This sort of clause will allow legislators to enforce, otherwise unwise and even unconstitutional provisions, in law, simply for fear of losing something else.
I think its more of a double wammy. First legislators don't enforce anything the other two (separate yet equal, sort of) enforce law, the administration by using the police powers of the state (and a few others too) and the courts who rule on what they think the legislators might have thought they were talking about. The Leg (because they had NO choice, it wasn't going to pass without the religious exemption) tacked it in there, and in the course of American Law, they just gave the churches one huge exemption from having to do things they don't like. That can, and will find people arguing for application in things beyond gay marriage, so I think they wrote the killswitch into there just as much to keep the churches from suing about it. Though I'm sure they will. But Churches are now free to discriminate again people who don't agree with them, but they were doing that anyway, and I don't know of any sane people who really object to giving them the out.
gay marriage is seen as much part of fundamental rights as mixed race marriages are now
They will, and for the same reason, it's just taking a while to get there. What we need, is not fifty more marriage laws* (many rather poorly written), what we need is for the Supreme Court to ... eventually... uphold in one way or the other the ruling of the Ninth Circuit which found that not allowing gays to marry (just as not allowing mixed race couples to marry) is a violation of both the due process and equal protection clauses. Now Federal Courts move show, they are designed to (actually the entire American system of government is designed to go real slow - the Constitution was written by people who really didn't like government, and making it slow as hell is one way to keep in in line). Where it stands now is that the losers have to argue that the judge was not just wrong once (and judges are loath to find other judges in error, particularly when this crap has already been plowed once on the issue of race), but twice. It's required for them to win both points if they want to stop gays from getting married again (again) {Remember, that when California allows gay to get married, it's going to be the THIRD time its happened}. Now, while the State of California was required to be part of the first trial (against it's will), it has no legal obligation to join the appeal, and they have declined. So the religious groups are going it alone. Because they are going it alone the appeals court has asked them, before anyone argues anything, to show standing (fancy word meaning that they have some sort of real and vested interest in the law. Which they don't. If they are not gay, it does not affect them at all. And that is due real soon.

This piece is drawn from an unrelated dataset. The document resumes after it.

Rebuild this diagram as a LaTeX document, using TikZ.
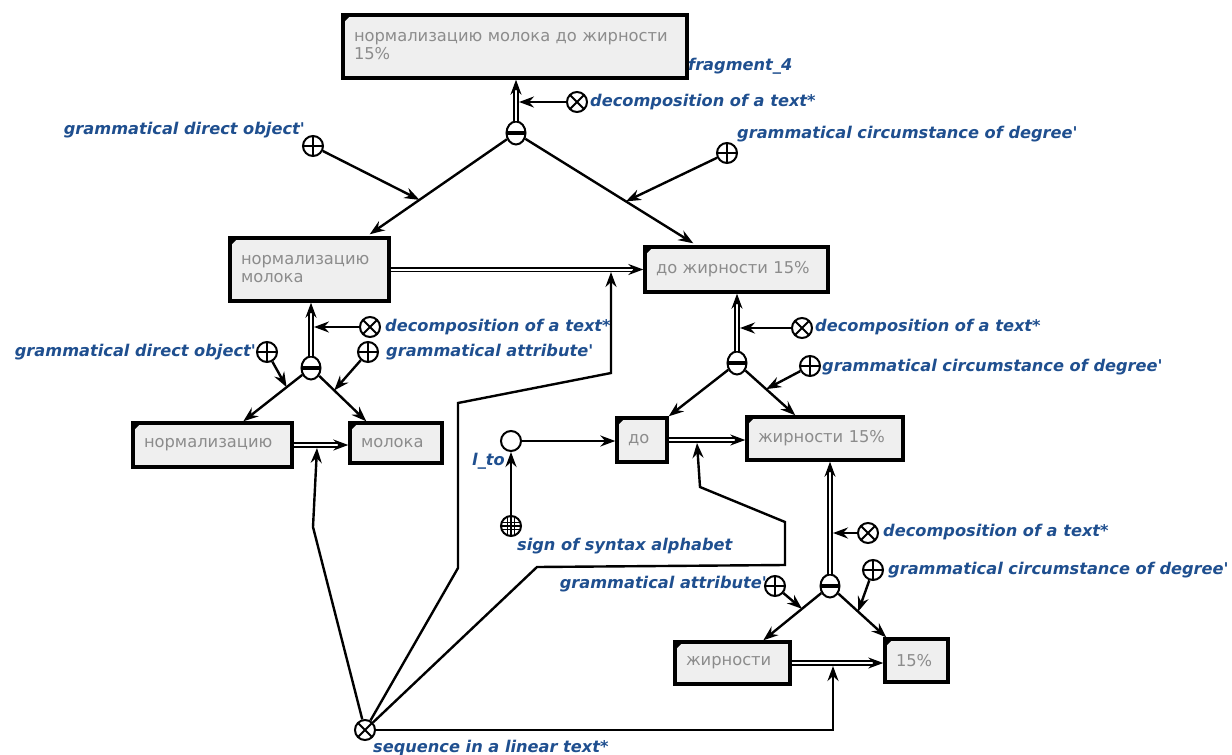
\documentclass[tikz,border=0pt]{standalone}
\usepackage{fontspec}
\setmainfont{DejaVu Sans}
\usetikzlibrary{arrows.meta,calc,shapes.geometric}
\definecolor{lbl}{HTML}{1F4F8F}
\definecolor{boxfill}{HTML}{EFEFEF}
\definecolor{boxtxt}{HTML}{8C8C8C}
\begin{document}
\begin{tikzpicture}[x=1pt,y=-1pt,
  box/.style={draw, line width=3.4pt, fill=boxfill, inner xsep=11pt, inner ysep=0pt,
    align=left, font=\fontsize{16.3}{18}\selectfont, text=boxtxt,
    path picture={\fill[black] (path picture bounding box.north west) -- ++(8pt,0pt) -- ++(-8pt,-8pt) -- cycle;}},
  lab/.style={text=lbl, font=\fontsize{16.2}{19}\selectfont\bfseries\itshape, inner sep=0pt},
  sym/.style={circle, draw, line width=2pt, minimum size=20pt, inner sep=0pt, fill=white},
  plus/.style={sym, path picture={\draw[line width=1.8pt] (path picture bounding box.north) -- (path picture bounding box.south) (path picture bounding box.west) -- (path picture bounding box.east);}},
  times/.style={sym, path picture={\draw[line width=1.8pt] (path picture bounding box.north west) -- (path picture bounding box.south east) (path picture bounding box.south west) -- (path picture bounding box.north east);}},
  minus/.style={ellipse, draw, line width=2pt, minimum width=19pt, minimum height=23pt, inner sep=0pt, fill=white,
     path picture={\draw[line width=3.2pt] (path picture bounding box.west) -- (path picture bounding box.east);}},
  gridc/.style={sym, path picture={\draw[line width=1.3pt]
     ([xshift=-3.5pt]path picture bounding box.north) -- ([xshift=-3.5pt]path picture bounding box.south)
     (path picture bounding box.north) -- (path picture bounding box.south)
     ([xshift=3.5pt]path picture bounding box.north) -- ([xshift=3.5pt]path picture bounding box.south)
     ([yshift=-3.5pt]path picture bounding box.west) -- ([yshift=-3.5pt]path picture bounding box.east)
     (path picture bounding box.west) -- (path picture bounding box.east)
     ([yshift=3.5pt]path picture bounding box.west) -- ([yshift=3.5pt]path picture bounding box.east);}},
  ring/.style={sym},
  arr/.style={line width=2.4pt, -{Stealth[length=15pt,width=11pt,inset=5pt]}},
  dbl/.style={double=white, double distance=2pt, line width=1.6pt, -{Stealth[length=15pt,width=11pt,inset=5pt]}}
]
\useasboundingbox (0,0) rectangle (1232,755);

% boxes
\node[box, minimum width=344pt, minimum height=63pt, text width=322pt] (B0) at (515,46.5) {нормализацию молока до жирности\\15\%};
\node[box, minimum width=159pt, minimum height=63pt, text width=137pt] (B1) at (309.5,269.5) {нормализацию\\молока};
\node[box, minimum width=183pt, minimum height=45pt, text width=161pt] (B2) at (736.5,269.5) {до жирности 15\%};
\node[box, minimum width=159pt, minimum height=44pt, text width=137pt] (B3) at (212.5,445) {нормализацию};
\node[box, minimum width=92pt, minimum height=40pt, text width=70pt] (B4) at (396,443) {молока};
\node[box, minimum width=50pt, minimum height=44pt, text width=28pt] (B5) at (642,440) {до};
\node[box, minimum width=156pt, minimum height=43pt, text width=134pt] (B6) at (825,438.5) {жирности 15\%};
\node[box, minimum width=115pt, minimum height=42pt, text width=93pt] (B7) at (732.5,663) {жирности};
\node[box, minimum width=63pt, minimum height=43pt, text width=41pt] (B8) at (916.5,660.5) {15\%};

% symbols
\node[minus] (M1) at (516,133) {};
\node[times] (X1) at (577,102) {};
\node[plus] (P1a) at (313,146) {};
\node[plus] (P1b) at (727,153) {};
\node[minus] (M2) at (311,368) {};
\node[times] (X2) at (370,327) {};
\node[plus] (P2a) at (267,352) {};
\node[plus] (P2b) at (368,352) {};
\node[minus] (M3) at (737,363) {};
\node[times] (X3) at (802,328) {};
\node[plus] (P3b) at (810,366) {};
\node[minus] (M4) at (830,586) {};
\node[times] (X4) at (868,533) {};
\node[plus] (P4a) at (775,586) {};
\node[plus] (P4b) at (873,570) {};
\node[ring] (O) at (511,441) {};
\node[gridc] (G) at (511,526) {};
\node[times] (S) at (365,730) {};

% end points
\coordinate (e1) at ([xshift=-21pt,yshift=2pt]B1.north east);
\coordinate (e2) at ([xshift=50pt,yshift=2pt]B2.north west);
\coordinate (e3) at ([xshift=112pt]B3.north west);
\coordinate (e4) at ([xshift=18pt]B4.north west);
\coordinate (e5) at (B5.north east);
\coordinate (e6) at ([xshift=50pt]B6.north west);
\coordinate (e7) at ([xshift=90pt]B7.north west);
\coordinate (e8) at ([xshift=3pt]B8.north west);
\coordinate (m1) at ($(M1)!0.66!(e1)$);
\coordinate (m2) at ($(M1)!0.62!(e2)$);
\coordinate (m3) at ($(M2)!0.36!(e3)$);
\coordinate (m4) at ($(M2)!0.42!(e4)$);
\coordinate (m6) at ($(M3)!0.5!(e6)$);
\coordinate (m7) at ($(M4)!0.42!(e7)$);
\coordinate (m8) at ($(M4)!0.5!(e8)$);
\coordinate (x1e) at ([xshift=3pt]M1 |- X1);
\coordinate (x2e) at ([xshift=3pt]M2 |- X2);
\coordinate (x3e) at ([xshift=3pt]M3 |- X3);
\coordinate (x4e) at ([xshift=3pt]M4 |- X4);
\coordinate (d1) at (317,448);
\coordinate (d2) at (611,272);
\coordinate (d3) at (697,443);
\coordinate (d4) at (833,666);

% double arrows
\draw[dbl] (M1) -- (M1 |- B0.south);
\draw[dbl] (M2) -- (M2 |- B1.south);
\draw[dbl] (M3) -- (M3 |- B2.south);
\draw[dbl] (M4) -- (M4 |- B6.south);
\draw[dbl] (B1.east) -- (B2.west);
\draw[dbl] (B3.east) -- (B3.east -| B4.west);
\draw[dbl] (B5.east) -- (B5.east -| B6.west);
\draw[dbl] (B7.east) -- (B7.east -| B8.west);

% arrows
\draw[arr] (M1) -- (e1);
\draw[arr] (M1) -- (e2);
\draw[arr] (P1a) -- (m1);
\draw[arr] (P1b) -- (m2);
\draw[arr] (X1) -- (x1e);
\draw[arr] (M2) -- (e3);
\draw[arr] (M2) -- (e4);
\draw[arr] (P2a) -- (m3);
\draw[arr] (P2b) -- (m4);
\draw[arr] (X2) -- (x2e);
\draw[arr] (M3) -- (e5);
\draw[arr] (M3) -- (e6);
\draw[arr] (P3b) -- (m6);
\draw[arr] (X3) -- (x3e);
\draw[arr] (M4) -- (e7);
\draw[arr] (M4) -- (e8);
\draw[arr] (P4a) -- (m7);
\draw[arr] (P4b) -- (m8);
\draw[arr] (X4) -- (x4e);
\draw[arr] (O) -- (O -| B5.west);
\draw[arr] (G) -- (O);
\draw[arr] (S) -- (313,527) -- (d1);
\draw[arr] (S) -- (458,568) -- (458,403) -- (611,373) -- (d2);
\draw[arr] (S) -- (537,567) -- (785,565) -- (785,522) -- (700,487) -- (d3);
\draw[arr] (S) -- (S -| d4) -- (d4);

% labels
\node[lab, anchor=east] (L1) at (305,130) {grammatical direct object\textquotesingle};
\node[lab, anchor=west] (L2) at (688,66) {fragment\_4};
\node[lab, anchor=west] (L3) at (590,102) {decomposition of a text*};
\node[lab, anchor=west] (L4) at (737,134) {grammatical circumstance of degree\textquotesingle};
\node[lab, anchor=west] (L5) at (385,327) {decomposition of a text*};
\node[lab, anchor=east] (L6) at (256,352) {grammatical direct object\textquotesingle};
\node[lab, anchor=west] (L7) at (386,352) {grammatical attribute\textquotesingle};
\node[lab, anchor=west] (L8) at (815,327) {decomposition of a text*};
\node[lab, anchor=west] (L9) at (822,367) {grammatical circumstance of degree\textquotesingle};
\node[lab, anchor=west] (L10) at (472,461) {l\_to};
\node[lab, anchor=west] (L11) at (517,546) {sign of syntax alphabet};
\node[lab, anchor=west] (L12) at (883,532) {decomposition of a text*};
\node[lab, anchor=west] (L13) at (888,570) {grammatical circumstance of degree\textquotesingle};
\node[lab, anchor=east] (L14) at (767,584) {grammatical attribute\textquotesingle};
\node[lab, anchor=west] (L15) at (373,748) {sequence in a linear text*};
\end{tikzpicture}
\end{document}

My guess is that may be enough to stop the appeal, at which point the Walker ruling stands, the stay is lifted, all sort of fabulous wedding start taking place again, and the religious groups will go to the Supremes, who may (but more likely may not) grant it certiorari and argue it there.**
* - Remember, New York is the first state to actually have this come from the Leg, as law, everywhere it was the result of court cases.
* -- I think the SC would rather wait for a case to come to them from New York, ie. a case about legislation, as opposed to one about Californians voting, because who knows what's that's about.